Living in Chatham since 2007, Aguirre remembers his initial struggles. For him, getting involved locally with soccer, a sport he loved in Ecuador, made an immediate impact, easing his transition.

“Soccer was a big part of my life in Ecuador and I did miss playing it when I moved here,” said Aguirre, who works in Windsor at InCycle Automation in Control Design and Engineering. “It helps me relieve stress and relax, and helps me feel a little less homesick.”

“Continuing to participate in activities that a newcomer did before moving to Canada would surely make the transition easier since it’s one aspect of life that would be familiar to them,” said Bodnar, commending individuals such as Aguirre, who take the step to get involved in familiar sports.

“A lot of times, the best way to overcome culture shock from all the new experiences is just to take time doing activities that you are already comfortable with.”

Aguirre isn’t the only newcomer to Chatham-Kent using soccer as a way to meet people and develop a sense of community; he’s part of a group of both newcomers and locals, who now come together each summer to play soccer, and annually participate in the “Kick For A Cause” soccer tournament, which supports Chatham-Kent Victim Services.

“I play soccer with a team of other Spanish-speaking guys from various Latin countries,” explained Aguirre of his soccer involvement.

“By playing soccer in Chatham I have been introduced to many other people my age through new players joining our team and by playing other teams,” continued Aguirre, who has two children, Tiago, who is five months old, and Bela, who turns five years old this November.

According to Bodnar, her group at CK LIP has a vision of fostering a welcoming community, and helping to integrate newcomers and celebrate diversity in Chatham-Kent. She believes this vision can in part, be achieved by encouraging newcomers’ involvement in sport.

“Becoming involved in sports and physical activity helps all members of a community develop a greater sense of belonging, but for newcomers and new Canadians, it’s also an opportunity to learn subtle elements of Canadian culture such as humour, how to handle conflict, and local terminology.”

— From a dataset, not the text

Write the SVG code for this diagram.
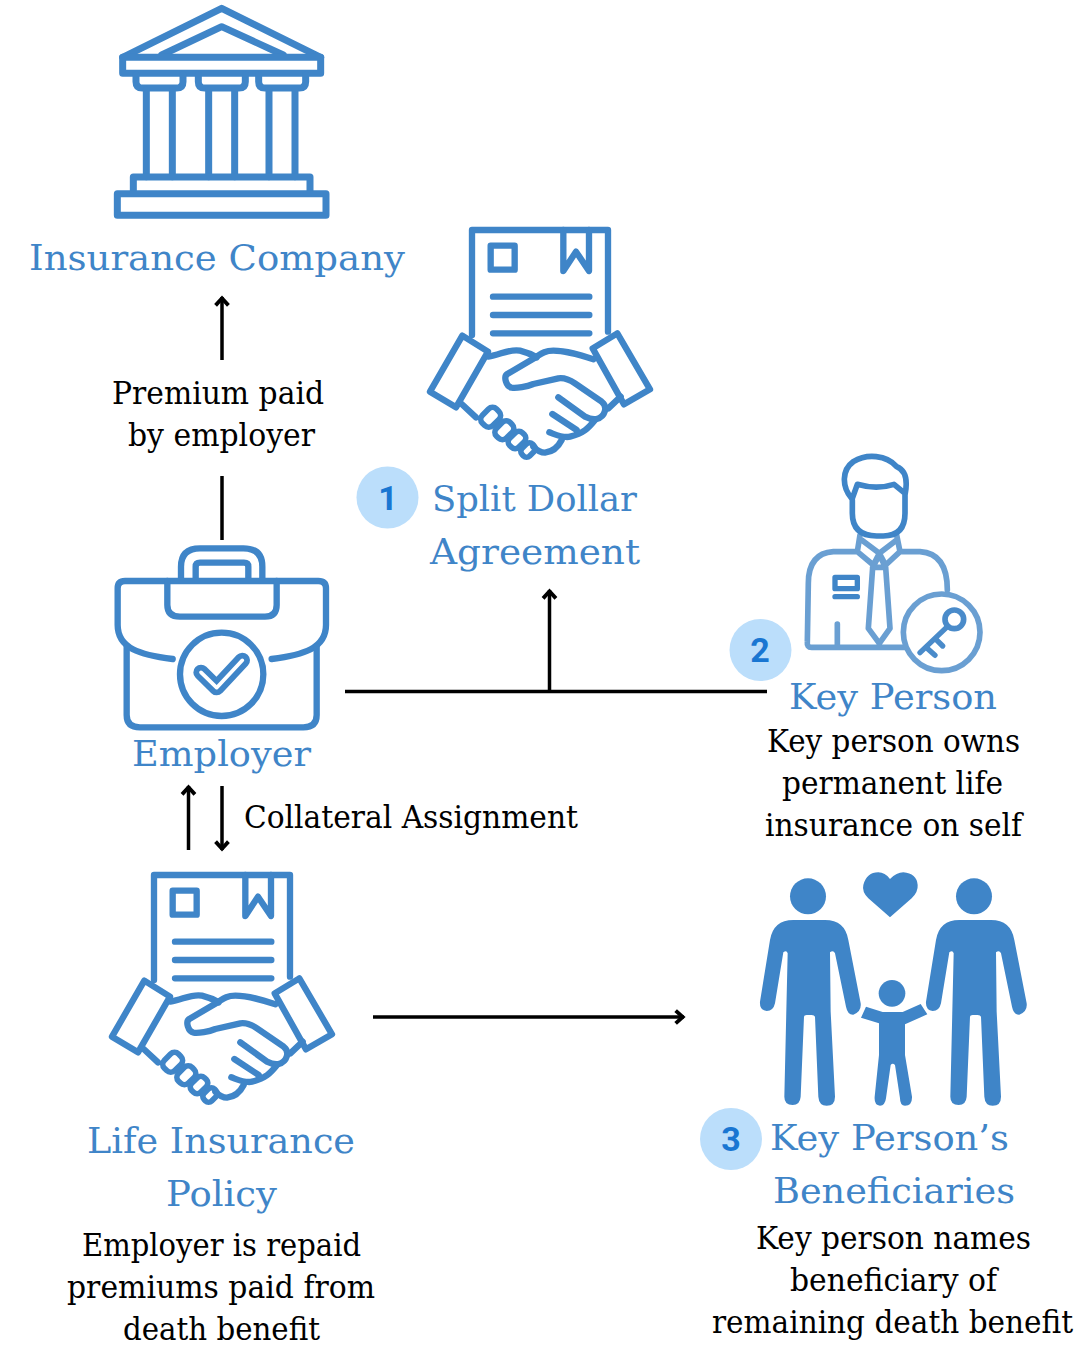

Bodnar encourages newcomers to play familiar sports, and to also try more traditionally “Canadian” activities. Although this concept may seem simple to natives of Chatham-Kent, according to Bodnar, there are numerous barriers that could deter a newcomer from getting involved.

“Canadian sports are relatively expensive to join, knowing how to access sport communities can be confusing, and the highly organized nature of our sports clubs makes it difficult to try out a new activity,” explained Bodnar.

With these barriers in mind, Bodnar said welcoming newcomers to Chatham-Kent, and into our sports organizations is something with which we can all help.

“This is an area we can all become more involved in to help reduce barriers,” said Bodnar. “Simply inviting new neighbours to join in community activities is a great way to make them feel more welcomed. Local organizations and community members alike can help by teaching newcomers the rules of the game, playing a trial game before committing to a team, inviting them to watch a game, or connecting them to the information they need.”

For Aguirre, participating each summer with his team has helped him feel at home in Chatham-Kent, and he hopes other newcomers will see the benefits of sport.

“Being on this team makes me really feel a part of the community,” said Aguirre.

“We hope our team can encourage other new immigrants to come out and play, and meet some new people who know what they are going through.”